Stored data
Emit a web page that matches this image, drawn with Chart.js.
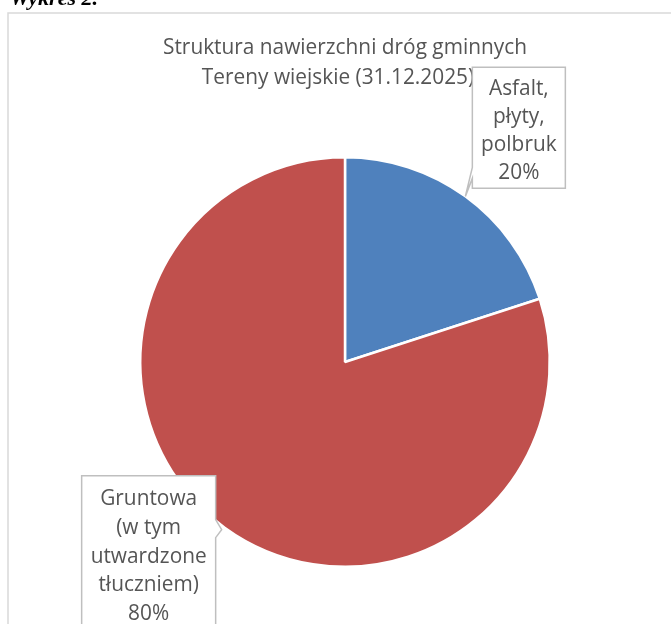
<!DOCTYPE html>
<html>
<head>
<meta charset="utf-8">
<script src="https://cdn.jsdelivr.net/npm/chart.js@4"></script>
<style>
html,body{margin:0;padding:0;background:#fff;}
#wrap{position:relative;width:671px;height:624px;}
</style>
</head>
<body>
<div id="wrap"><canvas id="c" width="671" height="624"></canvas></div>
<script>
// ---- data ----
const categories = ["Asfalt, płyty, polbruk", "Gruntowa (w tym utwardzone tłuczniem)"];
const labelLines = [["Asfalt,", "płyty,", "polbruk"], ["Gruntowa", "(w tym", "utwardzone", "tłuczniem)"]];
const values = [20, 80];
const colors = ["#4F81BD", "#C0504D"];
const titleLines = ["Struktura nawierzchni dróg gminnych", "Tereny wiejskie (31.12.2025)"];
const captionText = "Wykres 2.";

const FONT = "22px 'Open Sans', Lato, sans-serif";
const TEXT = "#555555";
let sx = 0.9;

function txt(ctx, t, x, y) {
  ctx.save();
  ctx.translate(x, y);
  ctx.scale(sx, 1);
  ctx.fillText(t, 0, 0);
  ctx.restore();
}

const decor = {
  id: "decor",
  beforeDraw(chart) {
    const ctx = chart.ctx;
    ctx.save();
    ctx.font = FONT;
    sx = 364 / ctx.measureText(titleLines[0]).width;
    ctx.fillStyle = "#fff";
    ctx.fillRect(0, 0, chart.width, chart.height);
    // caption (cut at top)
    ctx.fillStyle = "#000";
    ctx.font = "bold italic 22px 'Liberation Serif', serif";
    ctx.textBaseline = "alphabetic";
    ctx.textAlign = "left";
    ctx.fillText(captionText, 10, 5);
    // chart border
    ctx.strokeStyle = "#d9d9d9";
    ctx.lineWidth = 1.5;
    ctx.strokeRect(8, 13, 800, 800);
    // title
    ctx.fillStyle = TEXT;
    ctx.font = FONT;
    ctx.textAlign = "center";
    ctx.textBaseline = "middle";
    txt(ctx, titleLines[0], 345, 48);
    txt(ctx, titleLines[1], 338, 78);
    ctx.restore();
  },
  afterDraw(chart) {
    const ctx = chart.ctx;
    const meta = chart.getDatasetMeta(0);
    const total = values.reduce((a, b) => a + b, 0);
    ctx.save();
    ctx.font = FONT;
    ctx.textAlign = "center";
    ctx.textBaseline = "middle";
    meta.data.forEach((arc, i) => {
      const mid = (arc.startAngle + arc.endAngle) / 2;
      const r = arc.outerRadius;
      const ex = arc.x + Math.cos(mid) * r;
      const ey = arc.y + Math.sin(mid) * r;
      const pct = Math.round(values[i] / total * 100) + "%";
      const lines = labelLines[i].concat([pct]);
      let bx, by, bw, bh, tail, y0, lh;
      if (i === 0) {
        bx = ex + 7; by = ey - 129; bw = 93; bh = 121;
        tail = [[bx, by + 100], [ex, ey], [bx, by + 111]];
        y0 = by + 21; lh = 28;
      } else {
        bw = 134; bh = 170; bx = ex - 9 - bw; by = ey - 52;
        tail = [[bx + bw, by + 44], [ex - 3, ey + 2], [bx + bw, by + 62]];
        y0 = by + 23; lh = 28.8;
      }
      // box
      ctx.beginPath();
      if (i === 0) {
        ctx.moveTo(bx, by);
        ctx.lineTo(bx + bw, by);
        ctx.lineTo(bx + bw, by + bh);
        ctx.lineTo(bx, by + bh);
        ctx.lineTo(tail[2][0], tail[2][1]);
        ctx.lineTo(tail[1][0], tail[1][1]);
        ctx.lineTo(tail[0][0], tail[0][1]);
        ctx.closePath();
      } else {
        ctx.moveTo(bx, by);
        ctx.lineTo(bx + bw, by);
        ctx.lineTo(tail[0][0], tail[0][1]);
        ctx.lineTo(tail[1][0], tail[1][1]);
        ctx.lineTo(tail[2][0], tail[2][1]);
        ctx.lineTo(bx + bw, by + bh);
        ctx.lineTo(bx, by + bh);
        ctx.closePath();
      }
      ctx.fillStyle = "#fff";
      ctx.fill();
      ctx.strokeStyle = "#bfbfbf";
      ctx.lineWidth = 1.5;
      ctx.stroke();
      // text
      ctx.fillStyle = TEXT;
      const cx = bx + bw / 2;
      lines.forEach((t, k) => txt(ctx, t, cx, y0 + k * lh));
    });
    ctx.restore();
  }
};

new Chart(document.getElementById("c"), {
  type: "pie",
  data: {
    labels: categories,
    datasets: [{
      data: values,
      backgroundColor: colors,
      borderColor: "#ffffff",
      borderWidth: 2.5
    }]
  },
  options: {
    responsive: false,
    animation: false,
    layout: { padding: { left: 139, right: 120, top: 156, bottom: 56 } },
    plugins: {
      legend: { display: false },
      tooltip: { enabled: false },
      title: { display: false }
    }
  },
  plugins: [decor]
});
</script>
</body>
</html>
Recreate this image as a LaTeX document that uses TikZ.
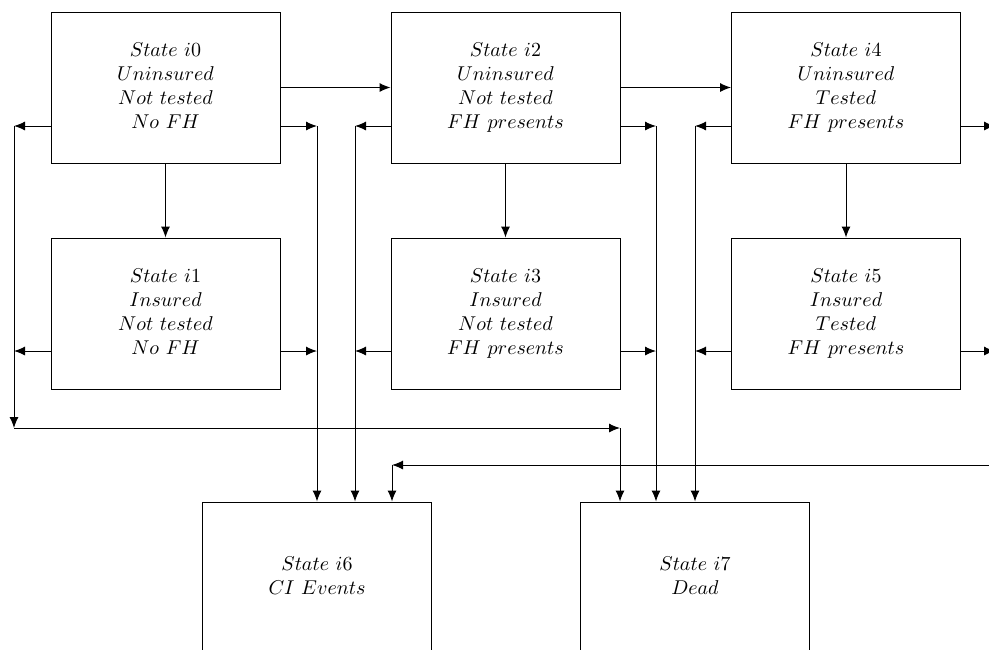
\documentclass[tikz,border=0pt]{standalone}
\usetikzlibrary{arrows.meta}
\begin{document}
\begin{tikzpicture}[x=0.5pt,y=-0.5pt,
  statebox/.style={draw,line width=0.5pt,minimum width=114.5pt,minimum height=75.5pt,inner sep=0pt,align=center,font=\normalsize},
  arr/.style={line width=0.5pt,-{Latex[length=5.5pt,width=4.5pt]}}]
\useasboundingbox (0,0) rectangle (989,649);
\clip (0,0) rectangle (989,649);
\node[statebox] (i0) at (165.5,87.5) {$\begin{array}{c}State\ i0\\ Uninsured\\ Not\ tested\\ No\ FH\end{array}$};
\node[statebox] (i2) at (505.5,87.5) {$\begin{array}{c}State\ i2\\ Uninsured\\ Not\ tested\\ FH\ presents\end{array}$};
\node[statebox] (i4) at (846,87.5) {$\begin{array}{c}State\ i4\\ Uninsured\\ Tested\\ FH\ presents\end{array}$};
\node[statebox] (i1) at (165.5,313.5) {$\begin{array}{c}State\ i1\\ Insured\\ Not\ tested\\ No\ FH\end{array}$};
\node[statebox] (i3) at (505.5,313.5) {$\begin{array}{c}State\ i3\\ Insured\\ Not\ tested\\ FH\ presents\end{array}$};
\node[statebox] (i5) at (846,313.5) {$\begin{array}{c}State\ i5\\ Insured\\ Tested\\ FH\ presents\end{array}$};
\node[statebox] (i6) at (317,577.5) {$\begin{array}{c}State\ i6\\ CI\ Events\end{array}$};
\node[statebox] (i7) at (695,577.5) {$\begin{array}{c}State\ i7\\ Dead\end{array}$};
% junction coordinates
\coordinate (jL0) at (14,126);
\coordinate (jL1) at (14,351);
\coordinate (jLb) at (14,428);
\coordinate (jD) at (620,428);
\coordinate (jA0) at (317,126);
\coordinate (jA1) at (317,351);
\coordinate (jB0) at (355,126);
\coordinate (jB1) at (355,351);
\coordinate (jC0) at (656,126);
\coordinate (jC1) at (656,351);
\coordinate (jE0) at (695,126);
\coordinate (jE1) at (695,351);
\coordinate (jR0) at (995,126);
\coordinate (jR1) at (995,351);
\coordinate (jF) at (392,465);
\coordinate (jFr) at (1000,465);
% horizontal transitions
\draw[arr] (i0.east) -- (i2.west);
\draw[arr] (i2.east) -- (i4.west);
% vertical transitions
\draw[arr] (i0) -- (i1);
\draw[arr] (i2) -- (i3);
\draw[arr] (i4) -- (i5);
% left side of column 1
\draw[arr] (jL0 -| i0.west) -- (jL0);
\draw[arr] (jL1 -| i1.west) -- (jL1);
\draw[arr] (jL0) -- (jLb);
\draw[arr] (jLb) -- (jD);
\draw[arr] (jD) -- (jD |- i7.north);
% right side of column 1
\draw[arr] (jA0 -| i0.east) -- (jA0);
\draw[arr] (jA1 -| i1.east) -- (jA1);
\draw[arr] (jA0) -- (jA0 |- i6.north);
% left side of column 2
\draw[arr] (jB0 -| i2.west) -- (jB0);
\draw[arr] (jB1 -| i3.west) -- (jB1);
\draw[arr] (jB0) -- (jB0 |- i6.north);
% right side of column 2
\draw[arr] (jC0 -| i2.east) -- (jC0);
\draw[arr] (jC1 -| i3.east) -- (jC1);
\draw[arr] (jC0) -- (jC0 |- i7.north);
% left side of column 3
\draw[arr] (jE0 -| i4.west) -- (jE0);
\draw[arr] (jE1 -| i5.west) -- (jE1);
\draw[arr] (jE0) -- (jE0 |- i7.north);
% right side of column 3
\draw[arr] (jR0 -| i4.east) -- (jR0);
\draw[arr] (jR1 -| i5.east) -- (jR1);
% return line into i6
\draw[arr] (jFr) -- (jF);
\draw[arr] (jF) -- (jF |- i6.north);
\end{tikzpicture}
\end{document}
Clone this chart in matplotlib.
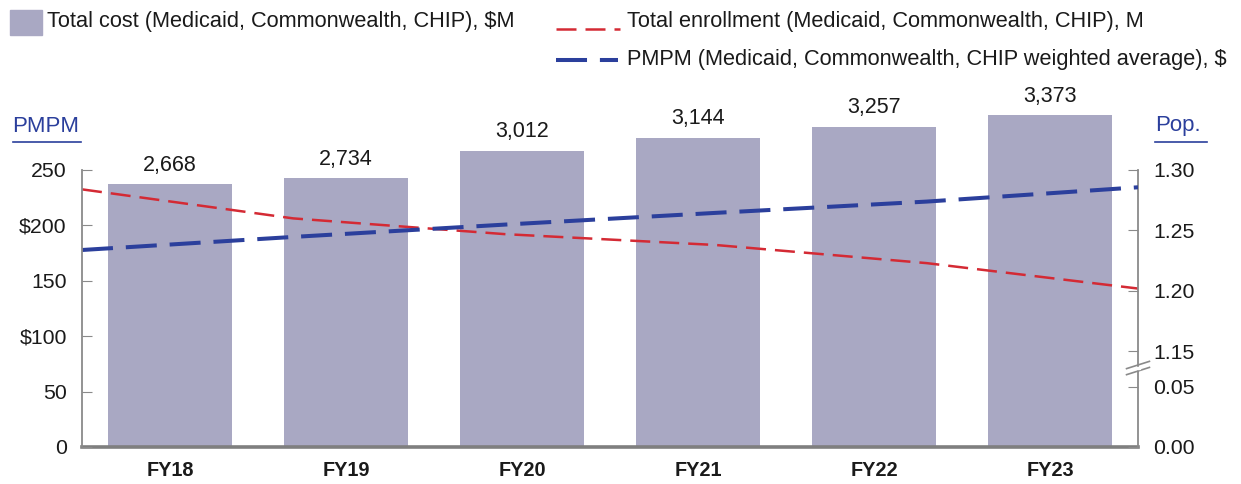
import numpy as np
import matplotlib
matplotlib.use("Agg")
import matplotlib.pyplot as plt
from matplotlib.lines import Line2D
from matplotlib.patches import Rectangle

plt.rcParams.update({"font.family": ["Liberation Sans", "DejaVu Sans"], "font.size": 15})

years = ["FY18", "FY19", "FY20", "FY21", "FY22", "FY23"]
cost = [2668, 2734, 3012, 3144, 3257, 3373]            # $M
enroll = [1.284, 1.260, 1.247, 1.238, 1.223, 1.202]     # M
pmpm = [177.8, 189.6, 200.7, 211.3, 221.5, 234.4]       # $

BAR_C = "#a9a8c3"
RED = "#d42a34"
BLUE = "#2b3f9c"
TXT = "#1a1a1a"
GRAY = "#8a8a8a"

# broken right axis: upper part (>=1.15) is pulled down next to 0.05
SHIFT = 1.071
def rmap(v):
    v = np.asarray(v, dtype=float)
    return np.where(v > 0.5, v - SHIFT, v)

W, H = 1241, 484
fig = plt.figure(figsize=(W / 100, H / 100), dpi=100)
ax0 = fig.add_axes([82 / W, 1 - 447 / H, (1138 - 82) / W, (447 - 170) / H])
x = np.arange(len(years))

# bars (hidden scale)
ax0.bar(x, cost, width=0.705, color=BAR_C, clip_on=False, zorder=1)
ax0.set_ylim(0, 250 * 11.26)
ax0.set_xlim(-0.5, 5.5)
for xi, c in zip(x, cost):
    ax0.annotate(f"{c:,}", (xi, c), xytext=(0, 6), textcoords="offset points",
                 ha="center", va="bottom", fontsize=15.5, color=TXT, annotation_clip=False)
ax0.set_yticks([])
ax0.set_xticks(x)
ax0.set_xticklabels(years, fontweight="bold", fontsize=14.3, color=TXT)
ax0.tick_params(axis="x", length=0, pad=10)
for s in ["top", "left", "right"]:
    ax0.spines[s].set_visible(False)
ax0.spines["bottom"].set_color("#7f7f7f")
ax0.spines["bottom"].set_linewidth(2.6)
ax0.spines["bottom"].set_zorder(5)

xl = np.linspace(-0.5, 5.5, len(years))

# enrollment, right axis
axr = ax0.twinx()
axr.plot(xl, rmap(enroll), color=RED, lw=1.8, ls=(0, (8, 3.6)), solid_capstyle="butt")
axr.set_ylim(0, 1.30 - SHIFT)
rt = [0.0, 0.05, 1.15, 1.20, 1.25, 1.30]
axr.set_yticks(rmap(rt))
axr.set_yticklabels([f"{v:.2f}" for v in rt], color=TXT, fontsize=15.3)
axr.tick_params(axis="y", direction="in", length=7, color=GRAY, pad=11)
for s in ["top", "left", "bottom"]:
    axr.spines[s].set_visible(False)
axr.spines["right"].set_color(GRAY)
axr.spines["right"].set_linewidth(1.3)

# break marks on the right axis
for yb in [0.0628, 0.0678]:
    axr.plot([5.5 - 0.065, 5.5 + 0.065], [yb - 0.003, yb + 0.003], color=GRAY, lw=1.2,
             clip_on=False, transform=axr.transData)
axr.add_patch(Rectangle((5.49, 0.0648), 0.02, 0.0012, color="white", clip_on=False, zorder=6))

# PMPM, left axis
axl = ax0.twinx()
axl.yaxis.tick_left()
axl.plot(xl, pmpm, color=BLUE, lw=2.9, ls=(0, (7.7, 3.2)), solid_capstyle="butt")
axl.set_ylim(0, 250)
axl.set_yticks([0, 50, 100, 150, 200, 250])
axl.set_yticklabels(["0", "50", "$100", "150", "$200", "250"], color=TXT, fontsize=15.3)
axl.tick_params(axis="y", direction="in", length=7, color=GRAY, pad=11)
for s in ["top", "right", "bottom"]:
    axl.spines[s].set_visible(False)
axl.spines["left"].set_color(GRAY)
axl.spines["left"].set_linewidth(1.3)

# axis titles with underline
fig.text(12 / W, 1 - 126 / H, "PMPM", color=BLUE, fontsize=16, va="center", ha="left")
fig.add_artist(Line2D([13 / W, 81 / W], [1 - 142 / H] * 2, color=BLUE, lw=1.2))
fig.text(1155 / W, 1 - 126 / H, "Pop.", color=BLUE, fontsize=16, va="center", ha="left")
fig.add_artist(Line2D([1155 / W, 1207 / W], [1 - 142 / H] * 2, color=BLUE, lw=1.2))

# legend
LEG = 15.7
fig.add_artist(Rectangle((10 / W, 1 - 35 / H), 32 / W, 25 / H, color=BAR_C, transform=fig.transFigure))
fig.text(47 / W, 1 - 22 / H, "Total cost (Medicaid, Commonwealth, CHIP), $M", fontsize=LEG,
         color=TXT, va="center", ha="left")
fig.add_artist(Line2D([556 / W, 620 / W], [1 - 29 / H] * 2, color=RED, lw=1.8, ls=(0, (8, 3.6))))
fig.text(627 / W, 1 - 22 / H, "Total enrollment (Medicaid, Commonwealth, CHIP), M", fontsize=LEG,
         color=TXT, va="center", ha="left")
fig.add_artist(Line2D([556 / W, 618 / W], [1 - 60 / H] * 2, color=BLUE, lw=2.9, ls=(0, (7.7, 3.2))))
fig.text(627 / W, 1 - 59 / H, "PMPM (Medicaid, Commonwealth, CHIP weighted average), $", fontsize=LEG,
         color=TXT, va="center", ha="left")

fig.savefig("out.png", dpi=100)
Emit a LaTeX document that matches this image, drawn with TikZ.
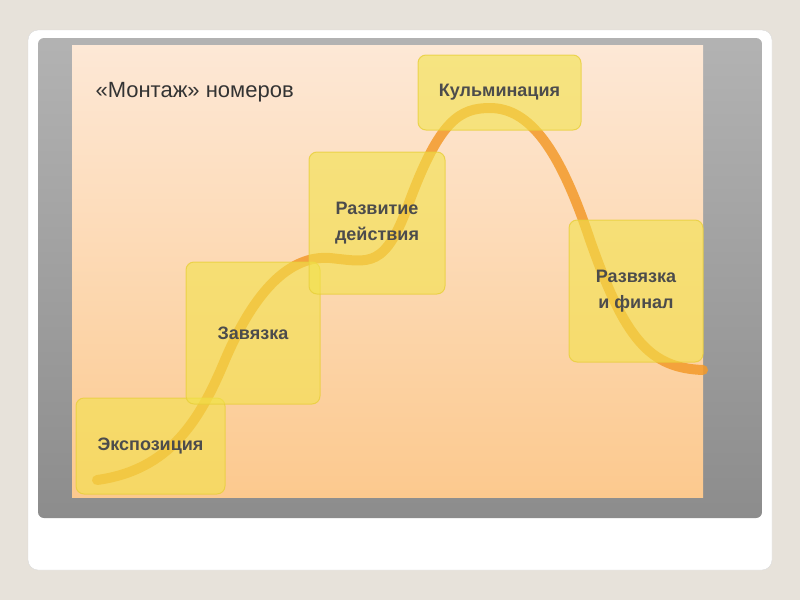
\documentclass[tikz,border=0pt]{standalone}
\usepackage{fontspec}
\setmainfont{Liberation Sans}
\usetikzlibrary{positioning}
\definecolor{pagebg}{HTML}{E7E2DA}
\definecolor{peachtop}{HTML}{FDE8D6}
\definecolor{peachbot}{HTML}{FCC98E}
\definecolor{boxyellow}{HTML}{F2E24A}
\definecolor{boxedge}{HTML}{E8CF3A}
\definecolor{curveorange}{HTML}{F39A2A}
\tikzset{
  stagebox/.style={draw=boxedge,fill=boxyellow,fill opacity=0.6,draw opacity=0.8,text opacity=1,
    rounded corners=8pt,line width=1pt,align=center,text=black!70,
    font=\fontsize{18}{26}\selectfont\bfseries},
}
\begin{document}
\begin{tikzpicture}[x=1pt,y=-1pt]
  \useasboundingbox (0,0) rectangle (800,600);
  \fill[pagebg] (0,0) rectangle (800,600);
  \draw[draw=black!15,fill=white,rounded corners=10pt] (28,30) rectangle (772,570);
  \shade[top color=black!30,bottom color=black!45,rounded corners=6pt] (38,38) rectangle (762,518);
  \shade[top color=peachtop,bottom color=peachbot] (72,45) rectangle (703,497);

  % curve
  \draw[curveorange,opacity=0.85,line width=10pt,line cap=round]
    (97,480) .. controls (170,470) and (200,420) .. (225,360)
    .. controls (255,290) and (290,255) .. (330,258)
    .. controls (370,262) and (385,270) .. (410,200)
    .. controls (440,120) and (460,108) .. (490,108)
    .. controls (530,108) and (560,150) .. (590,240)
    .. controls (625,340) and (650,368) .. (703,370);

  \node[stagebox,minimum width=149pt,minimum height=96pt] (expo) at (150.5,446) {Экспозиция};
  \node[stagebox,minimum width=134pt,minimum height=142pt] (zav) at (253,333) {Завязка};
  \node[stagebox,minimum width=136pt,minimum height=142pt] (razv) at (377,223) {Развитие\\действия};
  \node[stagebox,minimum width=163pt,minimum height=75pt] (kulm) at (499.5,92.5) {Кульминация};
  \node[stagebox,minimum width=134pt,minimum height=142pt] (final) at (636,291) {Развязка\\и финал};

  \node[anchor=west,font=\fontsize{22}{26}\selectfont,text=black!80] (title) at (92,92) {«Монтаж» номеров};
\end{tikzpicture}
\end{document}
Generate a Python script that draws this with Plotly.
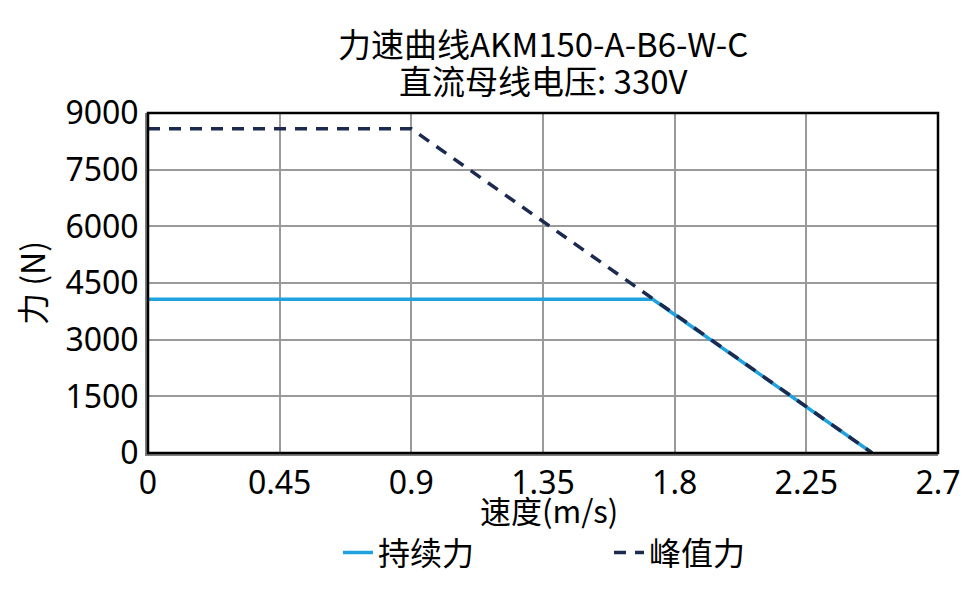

Description of the task
Show all lines in the entries above where the string "that" appears.

Task response
Emit a web page that matches this image, drawn with Chart.js.
Recreate this image as a LaTeX document that uses TikZ.
Emit a LaTeX document that matches this image, drawn with TikZ.
Generate a Python script that draws this with Plotly.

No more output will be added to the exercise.